Complexity: Amortized O(log V) per update/query.

Round 6 — Mex (minimum excluded)

Method: Maintain cnt[v] and a min-heap missing seeded with all v≥0.
- On add: cnt[v]++.
- On remove: if cnt[v] becomes 0, push v back into missing.
- Query: pop from missing until top has cnt[top]==0.

Complexity: Amortized O(log V).

Round 7 — # of Distinct Numbers

Method: cnt[v] and an integer distinct. Increment when a count goes 0→1, decrement when 1→0.

Complexity: O(1) per update.

Round 8 — Sum of pairwise GCDs in each window

We use a classic identity over positive integers:

∑i<jgcd⁡(xi,xj) = ∑d≥1φ(d) (F[d]2)\sum_{i<j} \gcd(x_i, x_j) \;=\; \sum_{d\ge 1} \varphi(d)\,\binom{F[d]}{2}

i<j∑gcd(xi,xj)=d≥1∑φ(d)(2F[d])

where F[d] = number of elements divisible by d in the window, and φ is Euler’s totient.

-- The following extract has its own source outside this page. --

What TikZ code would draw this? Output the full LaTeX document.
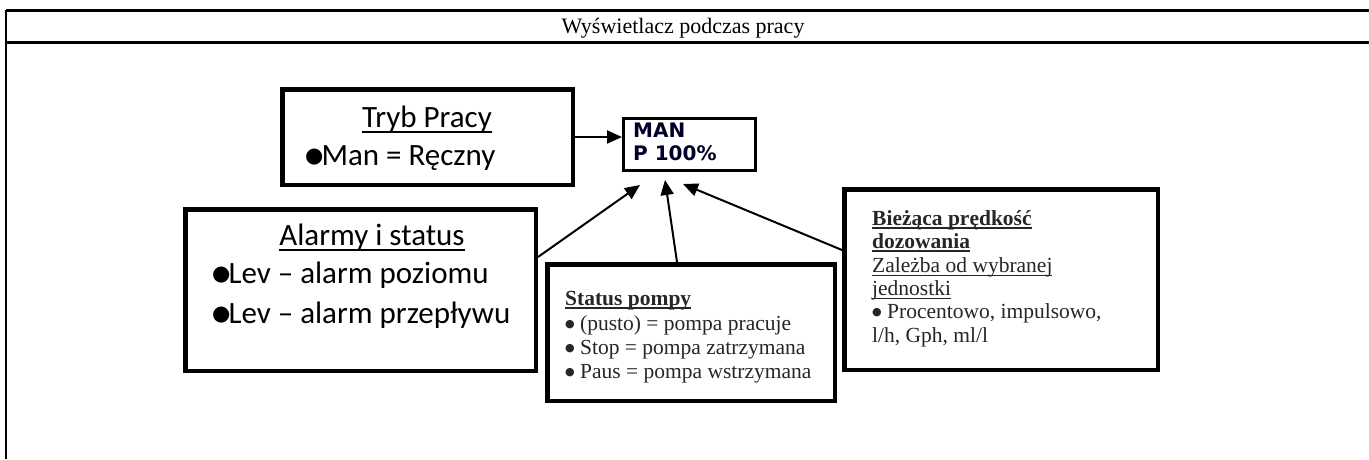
\documentclass[tikz,border=0pt]{standalone}
\usepackage{fontspec}
\setmainfont{Liberation Serif}
\newfontfamily\calibri{Carlito}
\newfontfamily\dejavu{DejaVu Sans}
\usepackage{tikz}
\usetikzlibrary{arrows.meta}

% underline close to the baseline, as in the original
\newcommand{\undl}[2][0.06em]{\setbox0\hbox{#2}\rlap{\rule[-0.2em]{\wd0}{#1}}\box0}
\newcommand{\blt}{\raisebox{3pt}{\dejavu\fontsize{21}{21}\selectfont ●}\kern-2pt}
\newcommand{\sblt}{\raisebox{3pt}{\dejavu\fontsize{11}{11}\selectfont ●}}

\begin{document}
\begin{tikzpicture}[x=1pt,y=-1pt,
    frame/.style={line width=2.5pt},
    box/.style={draw, line width=4.5pt, inner sep=0pt},
    lcd/.style={inner sep=0pt, anchor=base west, text=black!85!blue, font=\dejavu\bfseries\fontsize{20}{20}\selectfont},
    big/.style={inner sep=0pt, font=\calibri\fontsize{31}{31}\selectfont},
    small/.style={inner sep=0pt, anchor=base west, text=black!85, font=\fontsize{21.5}{21.5}\selectfont},
    arr/.style={line width=2pt, -{Triangle[length=15pt,width=13pt]}}]
    \useasboundingbox (0,0) rectangle (1369,459);

    % table frame and header
    \draw[frame] (6,10.5) -- (1369,10.5);
    \draw[frame] (6,42.5) -- (1369,42.5);
    \draw[frame] (6,9.5) -- (6,459);
    \node[inner sep=0pt, anchor=base, font=\fontsize{22}{22}\selectfont] (head) at (683,33) {Wyświetlacz podczas pracy};

    % display
    \node[box, line width=3pt, minimum width=132, minimum height=52] (disp) at (689.5,144.5) {};
    \node[lcd] (man) at (633,137) {MAN};
    \node[lcd] (perc) at (633,160) {P 100\%};

    % Tryb Pracy
    \node[box, minimum width=290.5, minimum height=95.5] (tryb) at (427.5,137) {};
    \node[big, anchor=base] (trybT) at (427,127) {\undl{Tryb Pracy}};
    \node[big, anchor=base west] (trybL) at (305,165) {\blt Man = Ręczny};

    % Alarmy i status
    \node[box, minimum width=350.5, minimum height=161.5] (alarm) at (360.5,290) {};
    \node[big, anchor=base] (alarmT) at (372,245) {\undl{Alarmy i status}};
    \node[big, anchor=base west] (alarmL1) at (212,283) {\blt Lev – alarm poziomu};
    \node[big, anchor=base west] (alarmL2) at (212,323) {\blt Lev – alarm przepływu};

    % Status pompy
    \node[box, minimum width=287.5, minimum height=136.5] (status) at (691,332.5) {};
    \node[small] (statT) at (565,305) {\undl[0.09em]{\bfseries Status pompy}};
    \node[small] (statL1) at (565,330) {\sblt{} (pusto) = pompa pracuje};
    \node[small] (statL2) at (565,354) {\sblt{} Stop = pompa zatrzymana};
    \node[small] (statL3) at (565,378) {\sblt{} Paus = pompa wstrzymana};

    % predkosc dozowania
    \node[box, minimum width=313.5, minimum height=180.5] (rate) at (1001,279.5) {};
    \node[small] (rateT1) at (872,225) {\undl[0.09em]{\bfseries Bieżąca prędkość}};
    \node[small] (rateT2) at (872,248) {\undl[0.09em]{\bfseries dozowania}};
    \node[small] (rateS1) at (872,272) {\undl{Zależba od wybranej}};
    \node[small] (rateS2) at (872,295) {\undl{jednostki}};
    \node[small] (rateL1) at (872,318) {\sblt{} Procentowo, impulsowo,};
    \node[small] (rateL2) at (872,342) {l/h, Gph, ml/l};

    % arrow tips under the display
    \coordinate (tipA) at ([xshift=18pt,yshift=-13pt]disp.south west);
    \coordinate (tipS) at ([xshift=43pt,yshift=-8pt]disp.south west);
    \coordinate (tipR) at ([xshift=61pt,yshift=-12pt]disp.south west);

    \draw[arr] (tryb.east) -- (tryb.east -| disp.west);
    \draw[arr] ([yshift=-50pt]alarm.north east) -- (tipA);
    \draw[arr] ([xshift=-14pt]status.north) -- (tipS);
    \draw[arr] ([yshift=-63pt]rate.north west) -- (tipR);
\end{tikzpicture}
\end{document}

Zero handling: gcd(0, x) = x and gcd(0,0)=0. We exclude zeros from F and add a term for zero–positive pairs:

answer = ∑d≥1φ(d) (F[d]2) + (#zeros)⋅∑xi>0xi\text{answer} \;=\; \sum_{d\ge1}\varphi(d)\,\binom{F[d]}{2} \;+\; (\#\text{zeros}) \cdot \sum_{x_i>0} x_i

answer=d≥1∑φ(d)(2F[d])+(#zeros)⋅xi>0∑xi

Implementation:

Precompute phi[d] (linear sieve) and divisors divs[v] for all v≤100000.

Maintain:
- F[d] counts for all d.
- Spos = \sum_d φ(d)*C2(F[d]) incrementally:
  - On add v>0: for each d | v, Spos += φ(d) * F[d], then F[d]++.
  - On remove v>0: first F[d]--, then Spos -= φ(d) * F[d].
- zeros and sum_pos for the zero term.

Complexity: Each add/remove touches all divisors of v (≈ up to ~128 in worst/common cases). With 1e6 scale and buffered I/O it’s fine.

I/O & Engineering Notes

Fast input: Manual socket recv() with a simple digit parser (numbers separated by spaces/newlines).

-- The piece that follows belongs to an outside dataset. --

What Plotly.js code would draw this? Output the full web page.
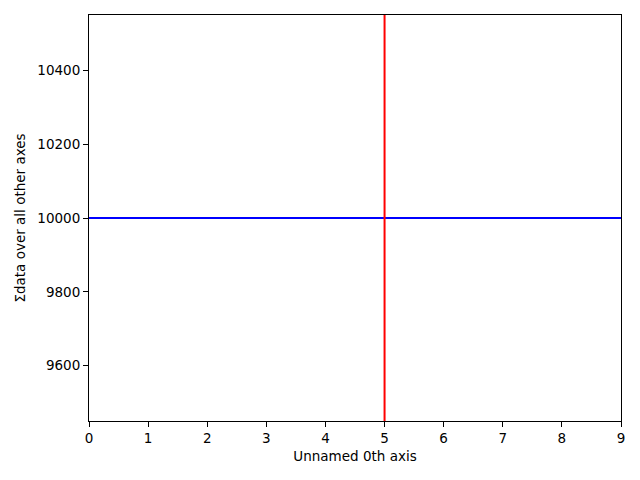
<!DOCTYPE html>
<html>
<head>
<meta charset="utf-8">
<script src="https://cdn.plot.ly/plotly-3.0.1.min.js"></script>
<style>html,body{margin:0;padding:0;background:#fff;}#chart{width:640px;height:480px;}</style>
</head>
<body>
<div id="chart"></div>
<script>
// Data
const xIndex = [0, 1, 2, 3, 4, 5, 6, 7, 8, 9];
const sumValues = [10000, 10000, 10000, 10000, 10000, 10000, 10000, 10000, 10000, 10000];
const markerX = [5];
const yTickVals = [9600, 9800, 10000, 10200, 10400];
const xTickVals = [0, 1, 2, 3, 4, 5, 6, 7, 8, 9];

const font = {family: 'DejaVu Sans, sans-serif', size: 13.5, color: '#000'};

const traces = [{
  x: xIndex,
  y: sumValues,
  type: 'scatter',
  mode: 'lines',
  line: {color: '#0000ff', width: 2},
  hoverinfo: 'skip'
}];

const shapes = markerX.map(v => ({
  type: 'line', xref: 'x', yref: 'paper',
  x0: v, x1: v, y0: 0, y1: 1,
  line: {color: '#ff0000', width: 2},
  layer: 'above'
}));

const axisCommon = {
  showline: true, linecolor: '#000', linewidth: 1, mirror: true,
  ticks: 'outside', ticklen: 5, tickwidth: 1, tickcolor: '#000',
  showgrid: false, zeroline: false,
  tickfont: font
};

const layout = {
  width: 640, height: 480,
  margin: {l: 89, r: 19, t: 15, b: 59},
  paper_bgcolor: '#fff', plot_bgcolor: '#fff',
  showlegend: false,
  font: font,
  xaxis: Object.assign({}, axisCommon, {
    range: [0, 9],
    tickmode: 'array', tickvals: xTickVals, ticktext: xTickVals.map(String),
    title: {text: 'Unnamed 0th axis', font: font, standoff: 6}
  }),
  yaxis: Object.assign({}, axisCommon, {
    range: [9450, 10550],
    tickmode: 'array', tickvals: yTickVals, ticktext: yTickVals.map(String),
    title: {text: 'Σdata over all other axes', font: font, standoff: 8}
  }),
  shapes: shapes
};

Plotly.newPlot('chart', traces, layout, {staticPlot: true, displayModeBar: false});
</script>
</body>
</html>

Fast output: Buffered line writer; flush per round.

Domain-bounded DS: All value-indexed structures sized to MAXV+1 = 100001.

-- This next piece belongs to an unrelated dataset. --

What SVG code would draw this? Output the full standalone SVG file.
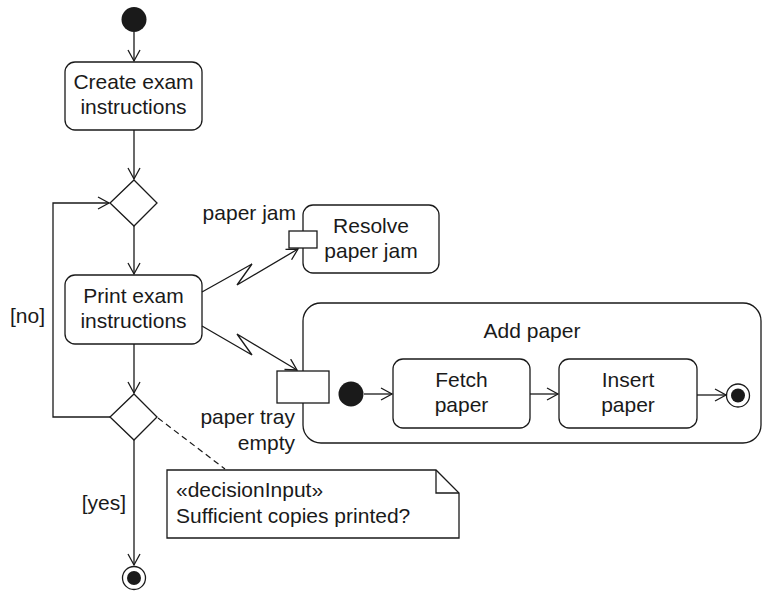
<svg xmlns="http://www.w3.org/2000/svg" width="762" height="593" viewBox="0 0 762 593">
<style>
.s{fill:#fff;stroke:#1a1a1a;stroke-width:1.3}
.f{fill:#1a1a1a}
.c{fill:none;stroke:#1a1a1a;stroke-width:1.3}
.d{fill:none;stroke:#1a1a1a;stroke-width:1.2;stroke-dasharray:6,4}
text{font-family:"Liberation Sans",Arial,sans-serif;font-size:21px;fill:#1a1a1a}
.m{text-anchor:middle}
.e{text-anchor:end}
</style>
<defs>
<marker id="a" markerUnits="userSpaceOnUse" markerWidth="14" markerHeight="14" viewBox="0 0 14 14" refX="12" refY="7" orient="auto">
<path d="M1,1 L12,7 L1,13" fill="none" stroke="#1a1a1a" stroke-width="1.3"/>
</marker>
</defs>
<rect width="762" height="593" fill="#fff"/>

<g id="start"><circle class="f" cx="134" cy="19.5" r="12.5"/></g>

<g id="create">
<rect class="s" x="65" y="62" width="137" height="68" rx="10"/>
<text class="m" x="133.5" y="89">Create exam</text>
<text class="m" x="133.5" y="114">instructions</text>
</g>

<g id="merge"><polygon class="s" points="134,180 157,203 134,226 110,203"/></g>

<g id="print">
<rect class="s" x="65" y="275" width="137" height="69" rx="10"/>
<text class="m" x="133.5" y="303">Print exam</text>
<text class="m" x="133.5" y="328">instructions</text>
</g>

<g id="decision"><polygon class="s" points="134,394 157,417 134,440 110,417"/></g>

<g id="label-no"><text x="10" y="323">[no]</text></g>
<g id="label-yes"><text class="e" x="126" y="510">[yes]</text></g>

<g id="final"><circle class="s" cx="134" cy="578" r="11.5"/><circle class="f" cx="134" cy="578" r="7"/></g>

<g id="resolve">
<rect class="s" x="303" y="205" width="136" height="68" rx="10"/>
<text class="m" x="371" y="233">Resolve</text>
<text class="m" x="371" y="258">paper jam</text>
<rect class="s" x="289" y="231" width="28" height="17"/>
<text class="e" x="296" y="220">paper jam</text>
</g>

<g id="addpaper">
<rect class="s" x="303" y="303" width="458" height="140" rx="18"/>
<text class="m" x="532" y="338">Add paper</text>
<rect class="s" x="277" y="371" width="52" height="32"/>
<text class="e" x="295" y="424">paper tray</text>
<text class="e" x="295" y="450">empty</text>
</g>

<g id="inner-start"><circle class="f" cx="351" cy="394" r="12.5"/></g>

<g id="fetch">
<rect class="s" x="393" y="359" width="137" height="69" rx="10"/>
<text class="m" x="461.5" y="387">Fetch</text>
<text class="m" x="461.5" y="412">paper</text>
</g>

<g id="insert">
<rect class="s" x="559" y="359" width="138" height="69" rx="10"/>
<text class="m" x="628" y="387">Insert</text>
<text class="m" x="628" y="412">paper</text>
</g>

<g id="inner-final"><circle class="s" cx="738" cy="395.5" r="11.5"/><circle class="f" cx="738" cy="395.5" r="7"/></g>

<g id="note">
<path class="s" d="M167,470 L436,470 L459,493 L459,538 L167,538 Z"/>
<path class="c" d="M436,470 L436,493 L459,493"/>
<text x="176" y="497">«decisionInput»</text>
<text x="176" y="523">Sufficient copies printed?</text>
</g>

<g id="connectors">
<line class="c" x1="134" y1="32" x2="134" y2="61" marker-end="url(#a)"/>
<line class="c" x1="134" y1="130" x2="134" y2="179" marker-end="url(#a)"/>
<line class="c" x1="134" y1="226" x2="134" y2="274" marker-end="url(#a)"/>
<line class="c" x1="134" y1="344" x2="134" y2="393" marker-end="url(#a)"/>
<polyline class="c" points="110,417 53,417 53,203 109,203" marker-end="url(#a)"/>
<line class="c" x1="134" y1="440" x2="134" y2="565" marker-end="url(#a)"/>
<polyline class="c" points="202,292 252,264 237,285 298,249" marker-end="url(#a)"/>
<polyline class="c" points="202,326 252,355 237,334 297,370" marker-end="url(#a)"/>
<line class="c" x1="364" y1="394" x2="392" y2="394" marker-end="url(#a)"/>
<line class="c" x1="530" y1="394" x2="558" y2="394" marker-end="url(#a)"/>
<line class="c" x1="697" y1="395" x2="726" y2="395" marker-end="url(#a)"/>
<line class="d" x1="158" y1="418" x2="225" y2="469"/>
</g>
</svg>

Pitfalls we hit (and fixed):
- A stray } (and a pasted diff marker }) accidentally closed main() early → compile errors & missing cli scope. Fix: remove the extra brace/line so the “tail read” remains inside main.
- Median definition: the judge uses lower median for even M. Setting k = (M-1)/2 is required; using upper median caused mismatches.

Build & Run

g++ -O3 -std=c++20 -march=native -pipe windows_to_infinity_solver.cpp -o solver
./solver play.scriptsorcerers.xyz 10406

You should see the round banners, then the flag:

Round 1: Sums!
...
Round 8: Sum of pairwise GCD!
scriptCTF{i_10v3_m4_w1nd0wwwwwwww5_058aa4930d6d}

Complexity Summary

Rounds 1–3: O(N)

Median: O((N) log V)

Mode: Amortized O(N log V)

Mex: Amortized O(N log V)

Distinct: O(N)

Pairwise GCD sum: ~O(N · avg_divisors(v))

With V=100001, all rounds finish comfortably when paired with fast I/O.

Lessons Learned

Clarify median definition (lower vs upper) early; it’s a common off-by-one trap.

For large sliding windows, data structures on the value domain (BIT, heaps with lazy deletion, divisor/phi precomp) are the way to go.

Zero handling in number-theory aggregates matters (gcd term).

Avoid leaking debug/diff artifacts into source (the } line).